Independence two stochastic processes

Question

being $X, Y$ two continuous processes, $\theta \in R$

• $U_t=\sin{(\theta)}X_t+\cos{(\theta)}Y_t$

• $V_t=\cos{(\theta)}X_t-\sin{(\theta)}Y_t$

I have to show that $(U_t)$ and $(V_t)$ are independent Brownian motions if and only if $(X_t)$ and $(Y_t)$ are independent Brownian motions.

My approach has been the following...if $X_t$, $Y_t$ are Brownian motions then also $U_t$ and $V_t$ are also normal, then I can compute the var/covariance matrix and nullify all the terms but the ones on the main diagonal...is that a good approach? In this case $\theta$ would be $\pi/2$ and $X$, $Y$ must be independent.

The problem, then, asks me also for a geometric property of the 2-dim Brownian motion that should appear evident from the problem itself...(? can you post a link in which I can go deeper?)

Answer 1

$$ E[XY] = E[X]E[Y] $$ is my claim for independence.

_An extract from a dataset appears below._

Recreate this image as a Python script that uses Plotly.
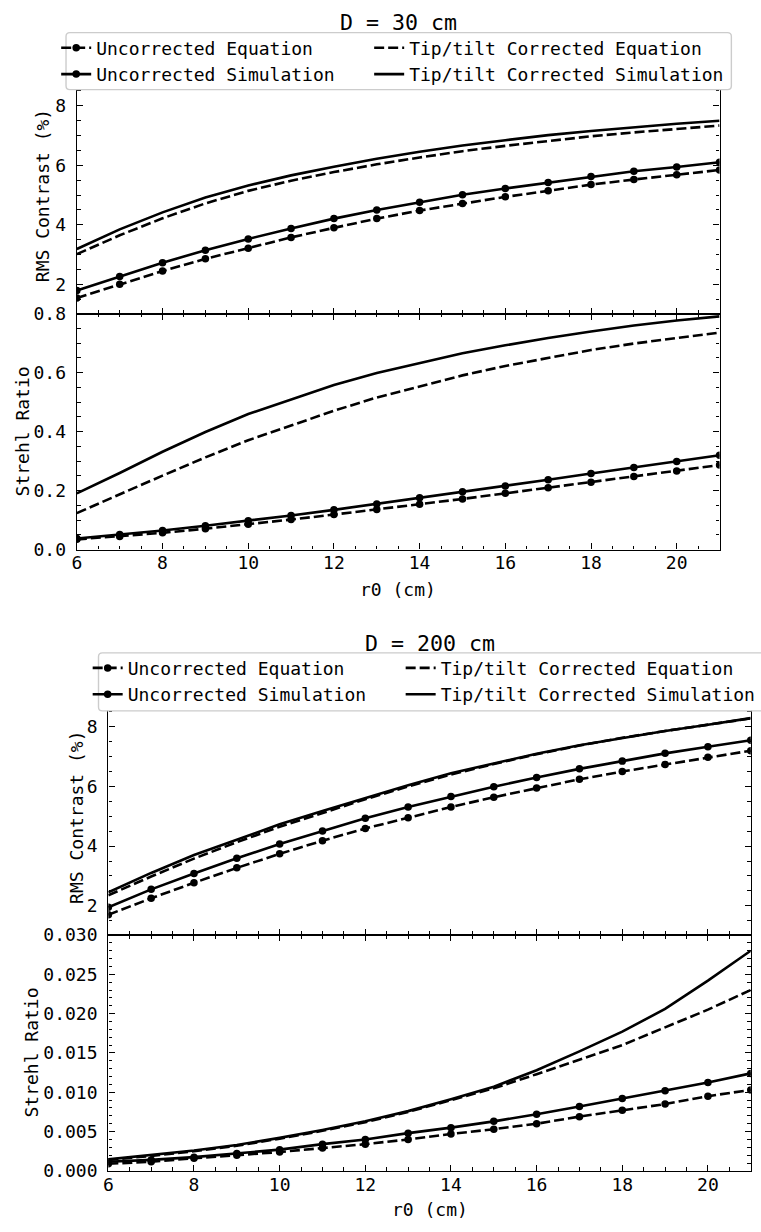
import plotly.graph_objects as go

# ---------------------------------------------------------------- data
r0 = [6, 7, 8, 9, 10, 11, 12, 13, 14, 15, 16, 17, 18, 19, 20, 21]

# D = 30 cm
rms30_unc_eq = [1.55, 2.01, 2.45, 2.86, 3.22, 3.58, 3.90, 4.21, 4.48, 4.72, 4.94, 5.14, 5.35, 5.52, 5.68, 5.84]
rms30_unc_sim = [1.80, 2.27, 2.73, 3.15, 3.53, 3.88, 4.21, 4.50, 4.76, 5.01, 5.22, 5.42, 5.62, 5.80, 5.94, 6.10]
rms30_tt_eq = [3.02, 3.65, 4.22, 4.72, 5.14, 5.48, 5.77, 6.03, 6.26, 6.47, 6.65, 6.82, 6.97, 7.10, 7.22, 7.33]
rms30_tt_sim = [3.19, 3.85, 4.42, 4.92, 5.32, 5.66, 5.95, 6.22, 6.45, 6.66, 6.84, 7.01, 7.15, 7.28, 7.39, 7.49]

sr30_unc_eq = [0.035, 0.045, 0.057, 0.071, 0.086, 0.102, 0.119, 0.136, 0.154, 0.172, 0.191, 0.210, 0.229, 0.248, 0.267, 0.287]
sr30_unc_sim = [0.038, 0.051, 0.065, 0.081, 0.098, 0.116, 0.135, 0.155, 0.176, 0.196, 0.216, 0.237, 0.258, 0.279, 0.299, 0.320]
sr30_tt_eq = [0.124, 0.188, 0.251, 0.313, 0.371, 0.421, 0.471, 0.516, 0.554, 0.591, 0.623, 0.651, 0.677, 0.699, 0.718, 0.736]
sr30_tt_sim = [0.191, 0.260, 0.332, 0.399, 0.460, 0.510, 0.558, 0.599, 0.632, 0.666, 0.693, 0.718, 0.740, 0.760, 0.777, 0.791]

# D = 200 cm
rms200_unc_eq = [1.70, 2.25, 2.77, 3.27, 3.74, 4.18, 4.59, 4.95, 5.31, 5.64, 5.95, 6.24, 6.50, 6.74, 6.98, 7.20]
rms200_unc_sim = [1.95, 2.55, 3.08, 3.59, 4.07, 4.51, 4.93, 5.31, 5.66, 5.99, 6.30, 6.59, 6.85, 7.11, 7.33, 7.55]
rms200_tt_eq = [2.35, 2.98, 3.58, 4.13, 4.65, 5.12, 5.57, 6.00, 6.40, 6.75, 7.08, 7.37, 7.63, 7.86, 8.07, 8.28]
rms200_tt_sim = [2.45, 3.10, 3.70, 4.22, 4.73, 5.18, 5.62, 6.04, 6.44, 6.77, 7.10, 7.38, 7.63, 7.86, 8.07, 8.29]

sr200_unc_eq = [0.0009, 0.00117, 0.0016, 0.0020, 0.0024, 0.0029, 0.0034, 0.0040, 0.0047, 0.0053, 0.0060, 0.0069, 0.0077, 0.0085, 0.0095, 0.0103]
sr200_unc_sim = [0.00117, 0.0014, 0.00175, 0.0022, 0.0027, 0.0034, 0.0040, 0.0048, 0.0055, 0.0063, 0.0072, 0.0082, 0.0092, 0.0102, 0.01125, 0.0124]
sr200_tt_eq = [0.0014, 0.0019, 0.0025, 0.0032, 0.0041, 0.0051, 0.0062, 0.0075, 0.0090, 0.0105, 0.0123, 0.0142, 0.0160, 0.01825, 0.0205, 0.0230]
sr200_tt_sim = [0.00146, 0.0020, 0.0026, 0.0033, 0.0042, 0.0052, 0.0063, 0.0076, 0.0091, 0.0107, 0.0128, 0.0152, 0.0177, 0.0206, 0.0242, 0.0280]

series_names = ["Uncorrected Equation", "Uncorrected Simulation",
                "Tip/tilt Corrected Equation", "Tip/tilt Corrected Simulation"]
titles = ["D = 30 cm", "D = 200 cm"]
x_title = "r0 (cm)"
y_titles = ["RMS Contrast (%)", "Strehl Ratio"]

# ---------------------------------------------------------------- layout helpers
W, H = 761, 1232
FONT = "DejaVu Sans Mono"
FS = 18
LW = 2.6
DASH = "10px,4px"


def fx(p):
    return p / W


def fy(p):
    return 1 - p / H


# pixel geometry of the two stacked figures
panels = [
    dict(xl=73, xr=726, yt=68, ym=308, yb=548, sr_range=[0, 0.8], sr_major=0.2, sr_minor=0.05, sr_fmt=".1f",
         rms_lab_x=38, sr_lab_x=18, title_y=12, xlab_y=589, box=(62, 738, 22, 80), leg_x=(52, 370), leg_y=18.8),
    dict(xl=105, xr=757.7, yt=700, ym=940, yb=1180, sr_range=[0, 0.03], sr_major=0.005, sr_minor=0.001, sr_fmt=".3f",
         rms_lab_x=72, sr_lab_x=27, title_y=643, xlab_y=1219, box=(95, 775, 653, 712), leg_x=(84, 402), leg_y=649.8),
]

data_sets = [
    (rms30_unc_eq, rms30_unc_sim, rms30_tt_eq, rms30_tt_sim,
     sr30_unc_eq, sr30_unc_sim, sr30_tt_eq, sr30_tt_sim),
    (rms200_unc_eq, rms200_unc_sim, rms200_tt_eq, rms200_tt_sim,
     sr200_unc_eq, sr200_unc_sim, sr200_tt_eq, sr200_tt_sim),
]

tick_font = dict(family=FONT, size=FS, color="black")


def axis_style(**kw):
    d = dict(showline=True, linecolor="black", linewidth=1.4, mirror="allticks",
             ticks="inside", ticklen=6, tickwidth=1.4, tickcolor="black",
             showgrid=False, zeroline=False, tickfont=tick_font)
    d.update(kw)
    return d


def minor(dt):
    return dict(ticks="inside", ticklen=3.5, tickwidth=1.2, tickcolor="black", dtick=dt, showgrid=False)


fig = go.Figure()
layout = dict(width=W, height=H, margin=dict(l=0, r=0, t=0, b=0),
              paper_bgcolor="white", plot_bgcolor="white", showlegend=True)
annotations = []
shapes = []


def sfx(n):
    return "" if n == 1 else str(n)


for k, (p, ds) in enumerate(zip(panels, data_sets)):
    ax_rms = 2 * k + 1
    ax_sr = 2 * k + 2
    xdom = [fx(p["xl"]), fx(p["xr"])]

    layout["xaxis" + sfx(ax_rms)] = axis_style(domain=xdom, range=[6, 21], dtick=2, tick0=0,
                                              showticklabels=False, anchor="y" + sfx(ax_rms),
                                              minor=minor(0.5))
    layout["yaxis" + sfx(ax_rms)] = axis_style(domain=[fy(p["ym"]), fy(p["yt"])], range=[1.02, 8.93],
                                              dtick=2, tick0=0, tickformat="d", ticklabelstandoff=6,
                                              anchor="x" + sfx(ax_rms), minor=minor(0.5))
    layout["xaxis" + sfx(ax_sr)] = axis_style(domain=xdom, range=[6, 21], dtick=2, tick0=0,
                                             ticklabelstandoff=-3,
                                             anchor="y" + sfx(ax_sr), minor=minor(0.5))
    layout["yaxis" + sfx(ax_sr)] = axis_style(domain=[fy(p["yb"]), fy(p["ym"])], range=p["sr_range"],
                                             dtick=p["sr_major"], tick0=0, tickformat=p["sr_fmt"],
                                             ticklabelstandoff=6, anchor="x" + sfx(ax_sr),
                                             minor=minor(p["sr_minor"]))

    leg_left = "legend" + ("" if k == 0 else str(2 * k + 1))
    leg_right = "legend" + str(2 * k + 2)
    for name_leg, lx in ((leg_left, p["leg_x"][0]), (leg_right, p["leg_x"][1])):
        layout[name_leg] = dict(x=fx(lx), y=fy(p["leg_y"]), xanchor="left", yanchor="top",
                                bgcolor="rgba(0,0,0,0)", borderwidth=0, itemwidth=30,
                                font=dict(family=FONT, size=FS, color="black"), orientation="v")

    rms_ue, rms_us, rms_te, rms_ts, sr_ue, sr_us, sr_te, sr_ts = ds
    styles = [
        (series_names[0], dict(mode="lines+markers", line=dict(color="black", width=LW, dash=DASH)), leg_left),
        (series_names[1], dict(mode="lines+markers", line=dict(color="black", width=LW)), leg_left),
        (series_names[2], dict(mode="lines", line=dict(color="black", width=LW, dash=DASH)), leg_right),
        (series_names[3], dict(mode="lines", line=dict(color="black", width=LW)), leg_right),
    ]
    for (name, st, leg), yv in zip(styles, [rms_ue, rms_us, rms_te, rms_ts]):
        fig.add_trace(go.Scatter(x=r0, y=yv, name=name, legend=leg, showlegend=True,
                                 marker=dict(size=7.5, color="black"),
                                 xaxis="x" + sfx(ax_rms), yaxis="y" + sfx(ax_rms), **st))
    for (name, st, leg), yv in zip(styles, [sr_ue, sr_us, sr_te, sr_ts]):
        fig.add_trace(go.Scatter(x=r0, y=yv, name=name, showlegend=False,
                                 marker=dict(size=7.5, color="black"),
                                 xaxis="x" + sfx(ax_sr), yaxis="y" + sfx(ax_sr), **st))

    # legend frame (rounded, light grey)
    x0, x1, y0, y1 = p["box"]
    r = 4
    path = (f"M {fx(x0 + r)} {fy(y0)} L {fx(x1 - r)} {fy(y0)} Q {fx(x1)} {fy(y0)} {fx(x1)} {fy(y0 + r)} "
            f"L {fx(x1)} {fy(y1 - r)} Q {fx(x1)} {fy(y1)} {fx(x1 - r)} {fy(y1)} "
            f"L {fx(x0 + r)} {fy(y1)} Q {fx(x0)} {fy(y1)} {fx(x0)} {fy(y1 - r)} "
            f"L {fx(x0)} {fy(y0 + r)} Q {fx(x0)} {fy(y0)} {fx(x0 + r)} {fy(y0)} Z")
    shapes.append(dict(type="path", path=path, xref="paper", yref="paper", layer="above",
                       fillcolor="white", line=dict(color="#cccccc", width=1.4)))

    xc = fx((p["xl"] + p["xr"]) / 2)
    annotations += [
        dict(text=titles[k], x=xc, y=fy(p["title_y"]), xref="paper", yref="paper",
             showarrow=False, xanchor="center", yanchor="middle",
             font=dict(family=FONT, size=21.6, color="black")),
        dict(text=x_title, x=xc, y=fy(p["xlab_y"]), xref="paper", yref="paper",
             showarrow=False, xanchor="center", yanchor="middle", font=tick_font),
        dict(text=y_titles[0], x=fx(p["rms_lab_x"]), y=fy((p["yt"] + p["ym"]) / 2), xref="paper", yref="paper",
             showarrow=False, xanchor="center", yanchor="middle", textangle=-90, font=tick_font),
        dict(text=y_titles[1], x=fx(p["sr_lab_x"]), y=fy((p["ym"] + p["yb"]) / 2), xref="paper", yref="paper",
             showarrow=False, xanchor="center", yanchor="middle", textangle=-90, font=tick_font),
    ]

layout["annotations"] = annotations
layout["shapes"] = shapes
fig.update_layout(**layout)
fig.write_html("out.html")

So taking U and V lets compute $E[UV]$ $$ \begin{eqnarray} U_tV_t&=& (\sin (\theta) X_t +\cos (\theta) Y_t)(\cos (\theta) X_t -\sin (\theta) Y_t),\\ &=&\sin \theta \cos \theta X_t^2 + \cos^2(\theta)Y_tX_t - \sin^2(\theta)X_tY_t - \sin \theta \cos \theta Y_t^2,\\ \implies E[U_tV_t] &=& \sin \theta \cos \theta \left(E[X_t^2]-E[Y_t^2]\right) + \left(\cos^2(\theta) - \sin^2(\theta)\right)E[X_tY_t].\tag{1} \end{eqnarray} $$ lets compute $E[U_t]E[V_t]$ $$ \begin{eqnarray} E[U_t] &=& \sin (\theta) E[X_t] + \cos (\theta) E[Y_t],\\ E[V] &=& \cos (\theta) E[X_t] - \sin (\theta) E[Y_t].\\ \implies E[U]E[V] &=& \sin \theta \cos \theta \left(E[X_t]^2 -E[Y_t]^2\right)+ \left(\cos^2\theta - \sin^2\theta\right)E[X_t]E[Y_t].\tag{2} \end{eqnarray} $$ Now for $U_t$ and $V_t$ to be independent

$$ E[U_tV_t] = E[U_t]E[V_t] $$ equating Eq.1 and 2 we find $$ \sin \theta \cos \theta \left(E[X_t^2]-E[Y_t^2]\right) + \left(\cos^2(\theta) - \sin^2(\theta)\right)E[X_tY_t] = \\ \sin \theta \cos \theta \left(E[X_t]^2 -E[Y_t]^2\right)+ \left(\cos^2\theta - \sin^2\theta\right)E[X_t]E[Y_t] $$ we already see that the first terms respectively cancel to yield $$ \left(\cos^2(\theta) - \sin^2(\theta)\right)E[X_tY_t] = \left(\cos^2\theta - \sin^2\theta\right)E[X_t]E[Y_t] $$ or $$ E[X_tY_t] = E[X_t]E[Y_t] $$

thus to ensure that $U_t$ and $V_t$ are independent we require $X_t$ and $Y_t$ to be also.

Answer 2

First let's compute the conditions for which $U_t$, $V_t$ are two brownian motions. $U_t$ and $V_t$ are two brownian motions if: $$E[U_t U_s]=s$$ $$E[V_t V_s]=s$$ Computing these two quantities: $$E[U_t U_s]=s+\sin(\theta)\cos(\theta)(E[X_tY_s]+E[X_s Y_t])$$ $$E[V_t V_s]=s-\sin(\theta)\cos(\theta)(E[X_tY_s]+E[X_s Y_t])$$ If $X_t$ and $Y_t$ are independent brownian motions, $U_t$ and $V_t$ are brownian motions. To check independence between $U_t$ and $V_t$, we need to verify that $cov(U_t,V_t)=0$ and that every linear combination of $U_t,V_t$ is a brownian motion. $$cov(U_t,V_t)=cov(X_t,Y_t)[\cos^2\theta-\sin^2\theta]$$ (If $X_t$,$Y_t$ are independent then $cov(U_t,V_t)=0$) and $$Z_t=X_t\lambda_1(\cos\theta+\sin\theta)+Y_t\lambda_2(cos\theta-\sin\theta)$$ $Z_t$ is a brownian motion process if and only if $X_t$,$Y_t$ are two independent brownian motion processes.